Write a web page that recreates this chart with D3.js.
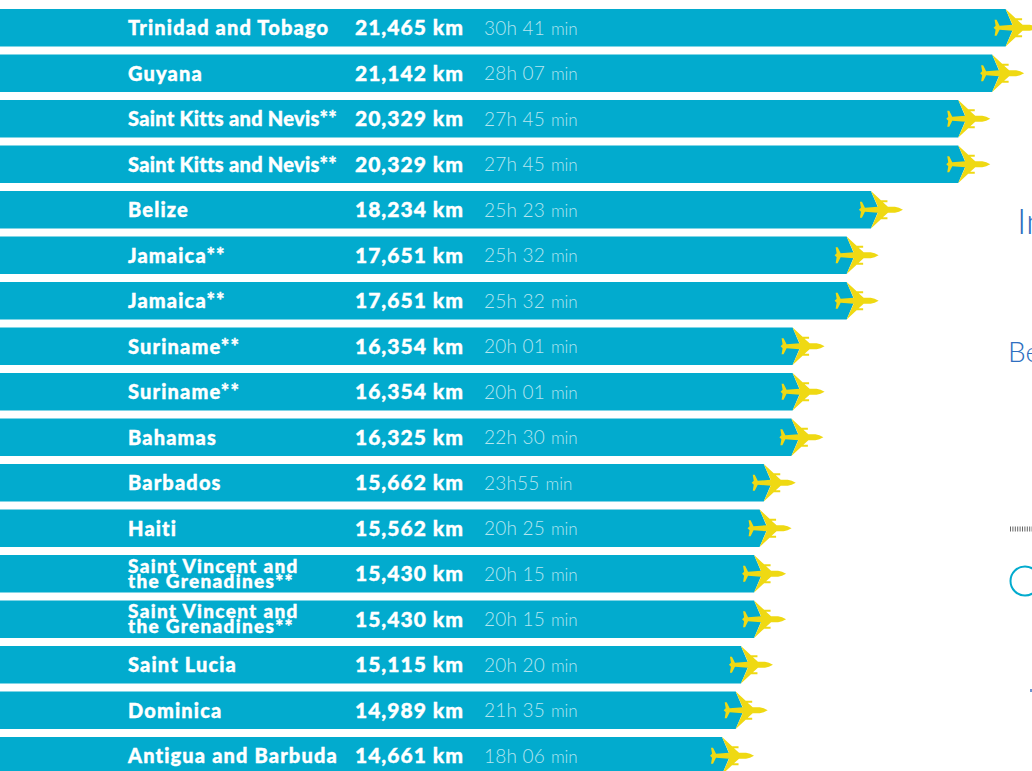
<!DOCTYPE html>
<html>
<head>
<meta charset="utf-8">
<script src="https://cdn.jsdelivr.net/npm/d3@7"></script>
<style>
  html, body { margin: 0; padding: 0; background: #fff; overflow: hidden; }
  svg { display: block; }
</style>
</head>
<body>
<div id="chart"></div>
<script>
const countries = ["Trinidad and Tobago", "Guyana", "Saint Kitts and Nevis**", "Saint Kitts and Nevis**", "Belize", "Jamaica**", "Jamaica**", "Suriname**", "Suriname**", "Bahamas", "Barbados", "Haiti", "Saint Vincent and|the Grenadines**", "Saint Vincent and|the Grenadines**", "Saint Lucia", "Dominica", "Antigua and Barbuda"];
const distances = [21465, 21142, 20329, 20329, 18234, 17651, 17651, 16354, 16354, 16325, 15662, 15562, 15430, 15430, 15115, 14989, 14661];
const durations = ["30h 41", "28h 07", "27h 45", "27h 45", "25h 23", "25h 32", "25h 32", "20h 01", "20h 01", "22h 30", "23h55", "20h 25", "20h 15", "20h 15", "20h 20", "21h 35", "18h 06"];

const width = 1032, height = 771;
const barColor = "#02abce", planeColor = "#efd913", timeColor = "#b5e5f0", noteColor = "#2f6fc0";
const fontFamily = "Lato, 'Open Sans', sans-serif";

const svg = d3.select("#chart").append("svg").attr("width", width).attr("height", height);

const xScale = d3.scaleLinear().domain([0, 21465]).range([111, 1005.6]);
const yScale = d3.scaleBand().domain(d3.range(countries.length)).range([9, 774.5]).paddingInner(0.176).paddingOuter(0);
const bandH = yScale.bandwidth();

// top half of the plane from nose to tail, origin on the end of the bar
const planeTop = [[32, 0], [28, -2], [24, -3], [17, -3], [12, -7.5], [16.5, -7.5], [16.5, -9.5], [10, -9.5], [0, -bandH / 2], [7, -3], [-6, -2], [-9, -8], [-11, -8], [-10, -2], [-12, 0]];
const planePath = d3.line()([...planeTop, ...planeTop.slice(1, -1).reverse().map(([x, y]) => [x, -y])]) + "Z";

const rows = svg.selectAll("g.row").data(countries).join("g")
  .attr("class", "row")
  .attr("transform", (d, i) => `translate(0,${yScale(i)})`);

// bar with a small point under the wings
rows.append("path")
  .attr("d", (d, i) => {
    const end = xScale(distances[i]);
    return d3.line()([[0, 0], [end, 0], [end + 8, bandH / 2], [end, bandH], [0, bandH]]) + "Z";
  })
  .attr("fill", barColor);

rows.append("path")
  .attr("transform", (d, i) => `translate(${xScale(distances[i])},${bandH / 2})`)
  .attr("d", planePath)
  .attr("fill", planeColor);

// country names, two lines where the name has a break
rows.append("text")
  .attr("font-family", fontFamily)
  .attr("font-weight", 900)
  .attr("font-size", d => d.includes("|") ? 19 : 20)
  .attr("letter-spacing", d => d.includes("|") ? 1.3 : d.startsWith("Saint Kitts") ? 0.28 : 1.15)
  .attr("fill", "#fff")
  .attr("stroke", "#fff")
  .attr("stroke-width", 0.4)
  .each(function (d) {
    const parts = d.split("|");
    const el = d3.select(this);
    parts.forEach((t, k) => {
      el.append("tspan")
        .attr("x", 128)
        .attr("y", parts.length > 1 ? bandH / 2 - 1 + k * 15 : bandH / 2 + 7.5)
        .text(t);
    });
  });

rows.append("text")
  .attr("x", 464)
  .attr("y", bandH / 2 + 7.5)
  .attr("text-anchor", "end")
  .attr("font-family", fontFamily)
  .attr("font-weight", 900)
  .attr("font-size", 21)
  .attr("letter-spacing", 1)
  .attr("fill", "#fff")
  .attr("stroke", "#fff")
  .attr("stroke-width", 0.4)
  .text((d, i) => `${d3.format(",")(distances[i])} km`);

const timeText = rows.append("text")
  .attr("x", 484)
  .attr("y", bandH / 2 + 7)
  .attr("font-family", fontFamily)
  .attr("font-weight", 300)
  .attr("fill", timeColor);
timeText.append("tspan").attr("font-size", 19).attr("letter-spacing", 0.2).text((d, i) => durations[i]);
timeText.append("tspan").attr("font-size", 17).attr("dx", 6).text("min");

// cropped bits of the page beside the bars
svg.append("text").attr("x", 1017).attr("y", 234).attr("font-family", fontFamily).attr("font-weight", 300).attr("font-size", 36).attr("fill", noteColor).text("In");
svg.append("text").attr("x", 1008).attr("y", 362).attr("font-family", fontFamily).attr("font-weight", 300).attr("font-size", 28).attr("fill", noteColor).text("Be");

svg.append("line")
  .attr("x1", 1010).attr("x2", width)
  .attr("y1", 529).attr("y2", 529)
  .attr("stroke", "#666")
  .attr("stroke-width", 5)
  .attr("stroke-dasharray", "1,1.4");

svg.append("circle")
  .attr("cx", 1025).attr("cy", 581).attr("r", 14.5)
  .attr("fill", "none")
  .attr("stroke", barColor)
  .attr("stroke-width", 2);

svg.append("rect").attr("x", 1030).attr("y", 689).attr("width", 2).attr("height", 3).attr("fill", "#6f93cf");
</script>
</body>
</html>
******************************
__Aim__: From the opening line of the listing above through the line bearing "-1).reverse().map(([x, y]) =>", repeat each line exactly. Drop every picture.

__In response__:
Write a web page that recreates this chart with D3.js.
<!DOCTYPE html>
<html>
<head>
<meta charset="utf-8">
<script src="https://cdn.jsdelivr.net/npm/d3@7"></script>
<style>
  html, body { margin: 0; padding: 0; background: #fff; overflow: hidden; }
  svg { display: block; }
</style>
</head>
<body>
<div id="chart"></div>
<script>
const countries = ["Trinidad and Tobago", "Guyana", "Saint Kitts and Nevis**", "Saint Kitts and Nevis**", "Belize", "Jamaica**", "Jamaica**", "Suriname**", "Suriname**", "Bahamas", "Barbados", "Haiti", "Saint Vincent and|the Grenadines**", "Saint Vincent and|the Grenadines**", "Saint Lucia", "Dominica", "Antigua and Barbuda"];
const distances = [21465, 21142, 20329, 20329, 18234, 17651, 17651, 16354, 16354, 16325, 15662, 15562, 15430, 15430, 15115, 14989, 14661];
const durations = ["30h 41", "28h 07", "27h 45", "27h 45", "25h 23", "25h 32", "25h 32", "20h 01", "20h 01", "22h 30", "23h55", "20h 25", "20h 15", "20h 15", "20h 20", "21h 35", "18h 06"];

const width = 1032, height = 771;
const barColor = "#02abce", planeColor = "#efd913", timeColor = "#b5e5f0", noteColor = "#2f6fc0";
const fontFamily = "Lato, 'Open Sans', sans-serif";

const svg = d3.select("#chart").append("svg").attr("width", width).attr("height", height);

const xScale = d3.scaleLinear().domain([0, 21465]).range([111, 1005.6]);
const yScale = d3.scaleBand().domain(d3.range(countries.length)).range([9, 774.5]).paddingInner(0.176).paddingOuter(0);
const bandH = yScale.bandwidth();

// top half of the plane from nose to tail, origin on the end of the bar
const planeTop = [[32, 0], [28, -2], [24, -3], [17, -3], [12, -7.5], [16.5, -7.5], [16.5, -9.5], [10, -9.5], [0, -bandH / 2], [7, -3], [-6, -2], [-9, -8], [-11, -8], [-10, -2], [-12, 0]];
const planePath = d3.line()([...planeTop, ...planeTop.slice(1, -1).reverse().map(([x, y]) => [x, -y])]) + "Z";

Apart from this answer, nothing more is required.